Her remarks suggest that while the current legislation does not impose an immediate increase, a future rise could be justified, especially in the context of France’s budgetary constraints and concerns over public health. Falque-Pierrotin also acknowledged that an increase in taxes could lead to further market consolidation, potentially impacting competition and smaller operators.
The ANJ’s finance team is currently modeling the potential impact of such a tax hike on the gambling market, indicating that the conversation around increasing taxes is far from over. Les Echos has also speculated that gaming tax amendments could still be introduced during the legislative process, keeping the possibility of future increases alive.
Broader Impact on the European Gaming Market
The French gambling sector is not alone in facing the prospect of higher taxes. Other European countries have already implemented increases, with the Netherlands and Sweden raising their gambling tax rates to 22% and 37.8% respectively. These changes reflect a broader trend across Europe where governments are looking to gambling as a source of additional revenue amid financial pressures.
The UK gaming industry has also seen its share prices dip following reports from The Guardian suggesting that the government may raise taxes on the sector. As countries across Europe continue to adjust their fiscal policies, gaming operators are preparing for potentially steeper taxes in multiple markets.
What’s Next for France’s Gambling Operators?
While the 2025 Social Security Financing Bill provides temporary relief for operators like FDJ, the long-term outlook for France’s gambling industry remains uncertain. Any future tax increases could lead to reduced profitability for operators and further market consolidation, as smaller companies struggle to cope with rising costs. As French regulators and policymakers continue to evaluate the sector, operators must remain vigilant and prepared for future changes.

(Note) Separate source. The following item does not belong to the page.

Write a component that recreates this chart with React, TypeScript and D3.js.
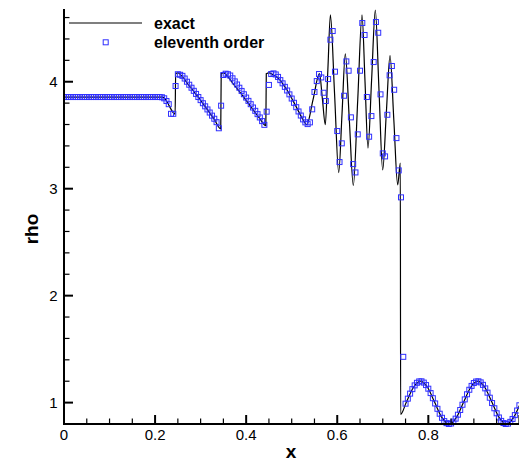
import React from 'react';
import * as d3 from 'd3';

const W = 519;
const H = 466;

const xTickValues = [0, 0.2, 0.4, 0.6, 0.8, 1.0];
const xTickLabels = ['0', '0.2', '0.4', '0.6', '0.8', ''];
const yTickValues = [1, 2, 3, 4];
const yTickLabels = ['1', '2', '3', '4'];
const xMinorStep = 0.05;
const yMinorStep = 0.2;

const seriesNames = ['exact', 'eleventh order'];

// grid spacing of the scheme (nodes 0..200)
const gridStep = 0.005;

// eleventh order scheme: rho at each grid node
const schemeRho = [
  3.857, 3.857, 3.857, 3.857, 3.857, 3.857, 3.857, 3.857, 3.857, 3.857,
  3.857, 3.857, 3.857, 3.857, 3.857, 3.857, 3.857, 3.857, 3.857, 3.857,
  3.857, 3.857, 3.857, 3.857, 3.857, 3.857, 3.857, 3.857, 3.857, 3.857,
  3.857, 3.857, 3.857, 3.857, 3.857, 3.857, 3.857, 3.857, 3.857, 3.857,
  3.857, 3.857, 3.857, 3.855, 3.845, 3.82, 3.79, 3.70, 3.70, 3.96,
  4.07, 4.065, 4.055, 4.03, 4.0, 3.972, 3.944, 3.915, 3.886, 3.857,
  3.828, 3.799, 3.77, 3.741, 3.712, 3.683, 3.654, 3.622, 3.565, 3.776,
  4.063, 4.075, 4.07, 4.058, 4.032, 4.003, 3.974, 3.944, 3.914, 3.883,
  3.852, 3.821, 3.79, 3.759, 3.728, 3.697, 3.666, 3.632, 3.597, 3.72,
  3.97, 4.072, 4.078, 4.068, 4.045, 4.015, 3.985, 3.952, 3.918, 3.882,
  3.843, 3.803, 3.762, 3.722, 3.684, 3.648, 3.62, 3.604, 3.62, 3.742,
  3.904, 4.006, 4.072, 4.04, 3.897, 3.82, 4.025, 4.393, 4.474, 4.094,
  3.539, 3.249, 3.424, 3.869, 4.19, 4.103, 3.667, 3.23, 3.152, 3.508,
  4.103, 4.549, 4.437, 3.857, 3.486, 3.679, 4.184, 4.558, 4.458, 3.882,
  3.33, 3.302, 3.691, 4.06, 4.147, 3.925, 3.473, 3.171, 2.919, 1.428,
  0.99, 1.037, 1.084, 1.126, 1.161, 1.185, 1.198, 1.199, 1.187, 1.164,
  1.13, 1.089, 1.041, 0.992, 0.942, 0.896, 0.858, 0.827, 0.808, 0.8,
  0.805, 0.822, 0.85, 0.887, 0.931, 0.98, 1.03, 1.078, 1.12, 1.156,
  1.183, 1.197, 1.199, 1.189, 1.166, 1.133, 1.093, 1.046, 0.996, 0.947,
  0.9, 0.861, 0.829, 0.809, 0.8, 0.804, 0.82, 0.847, 0.883, 0.926,
  0.975,
];

// exact solution
const exactX = [
  0, 0.215, 0.221, 0.2265, 0.244, 0.2452, 0.2505, 0.256, 0.27, 0.30, 0.33, 0.3442,
  0.3452, 0.3505, 0.356, 0.37, 0.40, 0.43, 0.4432,
  0.4442, 0.4505, 0.457, 0.47, 0.49, 0.51, 0.525, 0.533,
  0.547, 0.561, 0.5674, 0.5738, 0.5794, 0.585, 0.5941, 0.6032, 0.6105, 0.6177,
  0.6265, 0.6353, 0.645, 0.6544, 0.661, 0.6675, 0.6755, 0.6836, 0.6917, 0.6998,
  0.7078, 0.7159, 0.7243, 0.7327, 0.7385, 0.7392,
  0.7514, 0.7671, 0.7828, 0.7985, 0.8142, 0.83, 0.8457, 0.8614, 0.8771, 0.8928,
  0.9085, 0.9242, 0.94, 0.9557, 0.9714, 0.9871, 1.0028,
];
const exactRho = [
  3.857, 3.857, 3.846, 3.81, 3.698, 4.078, 4.083, 4.066, 3.99, 3.826, 3.648, 3.56,
  4.078, 4.083, 4.066, 3.99, 3.826, 3.655, 3.59,
  4.075, 4.082, 4.07, 4.035, 3.92, 3.765, 3.645, 3.598,
  3.836, 4.075, 3.84, 3.598, 4.11, 4.625, 3.89, 3.15, 3.70, 4.26,
  3.645, 3.03, 3.83, 4.625, 4.0, 3.38, 4.02, 4.67, 3.92, 3.175,
  3.71, 4.245, 3.64, 3.035, 3.24, 0.89,
  1.0, 1.141, 1.2, 1.141, 1.0, 0.859, 0.8, 0.859, 1.0, 1.141,
  1.2, 1.141, 1.0, 0.859, 0.8, 0.859, 1.0,
];

const FONT = '"Liberation Sans", Arial, Helvetica, sans-serif';
const BLUE = '#3030ff';

export default function App() {
  const x = d3.scaleLinear().domain([0, 1]).range([64, 519.4]);
  const y = d3.scaleLinear().domain([0.8, 4.68]).range([424, 9]);

  const exactPts: [number, number][] = exactX.map((v, i) => [v, exactRho[i]]);
  const line = d3
    .line<[number, number]>()
    .x((d) => x(d[0]))
    .y((d) => y(d[1]))
    .curve(d3.curveMonotoneX);

  const schemePts = schemeRho.map((r, i) => ({ xv: i * gridStep, r }));

  const xMinor = d3.range(0, 1.0001, xMinorStep).filter(
    (v) => !xTickValues.some((t) => Math.abs(t - v) < 1e-6)
  );
  const yMinor = d3.range(1.0, 4.6001, yMinorStep).filter(
    (v) => !yTickValues.some((t) => Math.abs(t - v) < 1e-6)
  );

  const x0 = x(0);
  const yBase = y(0.8);
  const yTop = y(4.68);
  const ms = 5;

  return (
    <svg
      width={W}
      height={H}
      style={{ position: 'absolute', left: 0, top: 0, background: '#fff' }}
      fontFamily={FONT}
    >
      <rect x={0} y={0} width={W} height={H} fill="#fff" />
      <defs>
        <clipPath id="plotclip">
          <rect x={x0} y={0} width={W - x0} height={yBase + 4} />
        </clipPath>
      </defs>

      <g clipPath="url(#plotclip)">
        <path d={line(exactPts) || ''} fill="none" stroke="#000" strokeWidth={1.2} />
        {schemePts.map((p, i) => (
          <rect
            key={i}
            x={x(p.xv) - ms / 2}
            y={y(p.r) - ms / 2}
            width={ms}
            height={ms}
            fill="none"
            stroke={BLUE}
            strokeWidth={1}
          />
        ))}
      </g>

      {/* axes */}
      <line x1={x0} x2={W} y1={yBase} y2={yBase} stroke="#000" strokeWidth={2} />
      <line x1={x0} x2={x0} y1={yTop} y2={yBase + 1} stroke="#000" strokeWidth={2} />

      {xTickValues.map((v, i) => (
        <g key={'xt' + i}>
          <line x1={x(v)} x2={x(v)} y1={yBase} y2={yBase - 9} stroke="#000" strokeWidth={2} />
          <text x={x(v)} y={440} fontSize={15} textAnchor="middle" fill="#000">
            {xTickLabels[i]}
          </text>
        </g>
      ))}
      {xMinor.map((v, i) => (
        <line key={'xm' + i} x1={x(v)} x2={x(v)} y1={yBase} y2={yBase - 5.5} stroke="#000" strokeWidth={1.2} />
      ))}

      {yTickValues.map((v, i) => (
        <g key={'yt' + i}>
          <line x1={x0} x2={x0 + 9} y1={y(v)} y2={y(v)} stroke="#000" strokeWidth={2} />
          <text x={57.5} y={y(v) + 5.5} fontSize={15} textAnchor="end" fill="#000">
            {yTickLabels[i]}
          </text>
        </g>
      ))}
      {yMinor.map((v, i) => (
        <line key={'ym' + i} x1={x0} x2={x0 + 5.5} y1={y(v)} y2={y(v)} stroke="#000" strokeWidth={1.2} />
      ))}

      {/* axis titles */}
      <text x={291} y={458} fontSize={19} fontWeight="bold" textAnchor="middle" fill="#000">
        x
      </text>
      <text
        transform={`translate(37.5, 229) rotate(-90)`}
        fontSize={19}
        fontWeight="bold"
        textAnchor="middle"
        fill="#000"
      >
        rho
      </text>

      {/* legend */}
      <line x1={69} x2={142} y1={23} y2={23} stroke="#000" strokeWidth={1.2} />
      <text x={154} y={28.5} fontSize={16} fontWeight="bold" fill="#000">
        {seriesNames[0]}
      </text>
      <rect x={105.7 - ms / 2} y={42.3 - ms / 2} width={ms} height={ms} fill="none" stroke={BLUE} strokeWidth={1} />
      <text x={154} y={47.5} fontSize={16} fontWeight="bold" fill="#000">
        {seriesNames[1]}
      </text>
    </svg>
  );
}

The outcome of the ANJ’s impact study on potential tax hikes will likely play a key role in shaping the future of the gambling tax landscape in France. With operators already facing significant financial obligations, the government will need to carefully balance its fiscal needs with the stability of the gambling market.
While the feared French gambling tax hike did not materialize in the 2025 Social Security Financing Bill, the conversation surrounding increased contributions for gambling operators is far from over. With ANJ signaling that a tax increase could still be on the table, the gaming sector in France will need to monitor developments closely as the legislative process continues. For now, operators can breathe a sigh of relief, but future fiscal measures could still bring significant challenges to one of Europe’s most heavily taxed gambling markets.